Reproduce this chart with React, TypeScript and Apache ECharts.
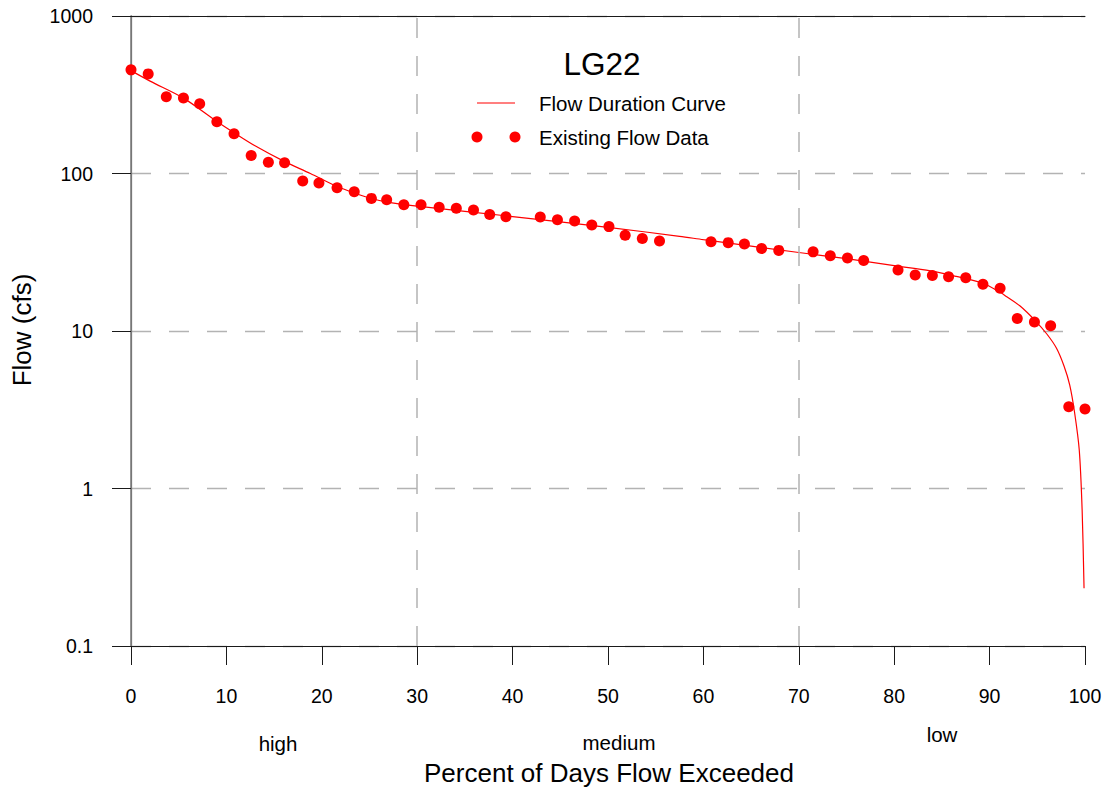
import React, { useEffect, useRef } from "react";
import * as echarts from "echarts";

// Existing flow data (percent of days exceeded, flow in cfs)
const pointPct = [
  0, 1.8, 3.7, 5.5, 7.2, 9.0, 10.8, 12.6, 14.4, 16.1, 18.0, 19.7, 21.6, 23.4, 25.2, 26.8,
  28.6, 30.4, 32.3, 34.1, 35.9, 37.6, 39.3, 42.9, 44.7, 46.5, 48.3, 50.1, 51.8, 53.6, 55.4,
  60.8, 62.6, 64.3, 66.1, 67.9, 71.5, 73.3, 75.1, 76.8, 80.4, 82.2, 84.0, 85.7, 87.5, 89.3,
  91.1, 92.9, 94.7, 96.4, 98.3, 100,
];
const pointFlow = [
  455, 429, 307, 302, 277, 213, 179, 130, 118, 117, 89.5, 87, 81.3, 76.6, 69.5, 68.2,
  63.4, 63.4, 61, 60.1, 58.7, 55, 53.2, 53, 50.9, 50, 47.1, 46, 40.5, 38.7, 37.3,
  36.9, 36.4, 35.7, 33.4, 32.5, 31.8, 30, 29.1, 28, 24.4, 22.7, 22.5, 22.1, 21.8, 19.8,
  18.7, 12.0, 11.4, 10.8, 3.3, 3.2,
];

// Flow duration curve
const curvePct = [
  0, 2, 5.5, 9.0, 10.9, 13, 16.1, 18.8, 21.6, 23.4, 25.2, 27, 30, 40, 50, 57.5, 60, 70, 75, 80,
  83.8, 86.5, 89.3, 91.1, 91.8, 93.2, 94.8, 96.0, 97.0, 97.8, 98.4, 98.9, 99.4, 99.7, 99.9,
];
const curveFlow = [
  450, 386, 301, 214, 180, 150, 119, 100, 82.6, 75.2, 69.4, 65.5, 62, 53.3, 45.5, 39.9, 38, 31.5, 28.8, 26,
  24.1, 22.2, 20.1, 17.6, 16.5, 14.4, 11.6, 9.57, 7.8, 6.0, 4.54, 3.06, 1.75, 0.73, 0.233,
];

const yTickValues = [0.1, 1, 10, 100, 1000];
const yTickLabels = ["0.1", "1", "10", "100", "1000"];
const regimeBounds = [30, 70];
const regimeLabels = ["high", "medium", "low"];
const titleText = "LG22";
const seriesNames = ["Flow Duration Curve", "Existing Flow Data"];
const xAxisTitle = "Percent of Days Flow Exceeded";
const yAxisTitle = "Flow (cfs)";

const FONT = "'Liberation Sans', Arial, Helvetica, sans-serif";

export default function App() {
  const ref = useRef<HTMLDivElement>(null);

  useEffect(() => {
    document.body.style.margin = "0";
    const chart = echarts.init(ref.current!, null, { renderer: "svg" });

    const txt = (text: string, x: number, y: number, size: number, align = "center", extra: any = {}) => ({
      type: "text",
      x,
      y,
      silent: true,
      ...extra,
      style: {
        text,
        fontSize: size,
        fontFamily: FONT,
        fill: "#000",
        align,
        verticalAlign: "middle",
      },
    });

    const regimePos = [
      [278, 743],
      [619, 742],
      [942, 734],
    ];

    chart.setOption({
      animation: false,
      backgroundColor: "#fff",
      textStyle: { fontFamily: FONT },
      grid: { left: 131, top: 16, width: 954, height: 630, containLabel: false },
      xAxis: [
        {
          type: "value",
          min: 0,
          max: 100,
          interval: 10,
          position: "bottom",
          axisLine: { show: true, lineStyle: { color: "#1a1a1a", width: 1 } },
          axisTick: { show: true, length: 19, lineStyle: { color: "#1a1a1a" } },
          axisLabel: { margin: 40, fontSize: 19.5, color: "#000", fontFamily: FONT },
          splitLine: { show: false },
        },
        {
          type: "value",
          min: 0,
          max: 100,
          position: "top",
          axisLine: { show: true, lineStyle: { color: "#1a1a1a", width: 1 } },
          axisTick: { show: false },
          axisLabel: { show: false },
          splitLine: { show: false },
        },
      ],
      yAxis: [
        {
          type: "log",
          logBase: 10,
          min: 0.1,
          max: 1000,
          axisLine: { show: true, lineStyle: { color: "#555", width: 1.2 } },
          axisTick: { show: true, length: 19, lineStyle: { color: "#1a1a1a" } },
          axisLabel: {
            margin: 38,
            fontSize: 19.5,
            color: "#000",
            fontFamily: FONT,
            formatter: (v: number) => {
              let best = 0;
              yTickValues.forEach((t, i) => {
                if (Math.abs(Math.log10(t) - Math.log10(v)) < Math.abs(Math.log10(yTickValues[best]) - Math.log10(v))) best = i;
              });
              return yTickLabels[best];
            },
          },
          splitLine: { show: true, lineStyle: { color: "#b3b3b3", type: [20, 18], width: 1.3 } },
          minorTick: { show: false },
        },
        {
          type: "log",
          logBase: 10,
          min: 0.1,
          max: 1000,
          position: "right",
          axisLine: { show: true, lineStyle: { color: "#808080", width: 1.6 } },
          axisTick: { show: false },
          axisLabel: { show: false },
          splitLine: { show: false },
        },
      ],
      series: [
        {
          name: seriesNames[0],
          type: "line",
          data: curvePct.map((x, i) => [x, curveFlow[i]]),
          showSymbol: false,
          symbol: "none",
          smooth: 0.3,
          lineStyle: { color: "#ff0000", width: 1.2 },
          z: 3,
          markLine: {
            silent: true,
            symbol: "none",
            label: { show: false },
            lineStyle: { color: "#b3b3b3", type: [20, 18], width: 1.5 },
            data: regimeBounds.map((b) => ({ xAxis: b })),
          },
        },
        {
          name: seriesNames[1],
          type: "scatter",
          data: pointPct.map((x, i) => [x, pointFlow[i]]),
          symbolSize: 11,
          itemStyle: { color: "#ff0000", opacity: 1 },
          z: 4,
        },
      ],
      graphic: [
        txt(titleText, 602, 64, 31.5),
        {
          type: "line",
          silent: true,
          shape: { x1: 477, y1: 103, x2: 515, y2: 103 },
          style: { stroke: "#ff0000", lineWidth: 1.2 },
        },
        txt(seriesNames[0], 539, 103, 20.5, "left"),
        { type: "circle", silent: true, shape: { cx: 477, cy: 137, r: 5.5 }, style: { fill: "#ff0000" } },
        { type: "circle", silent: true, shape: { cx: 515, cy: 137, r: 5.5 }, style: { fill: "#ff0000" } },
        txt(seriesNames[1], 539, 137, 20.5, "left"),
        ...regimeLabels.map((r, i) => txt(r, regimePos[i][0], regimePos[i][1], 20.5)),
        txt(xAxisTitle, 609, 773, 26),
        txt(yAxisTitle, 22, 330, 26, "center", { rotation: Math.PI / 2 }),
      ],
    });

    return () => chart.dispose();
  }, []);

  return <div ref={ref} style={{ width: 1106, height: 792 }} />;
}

===============

• _Task goal_:
Report how many lines of the listing above include the word "React". Say nothing but the number.

• _Final result_:
2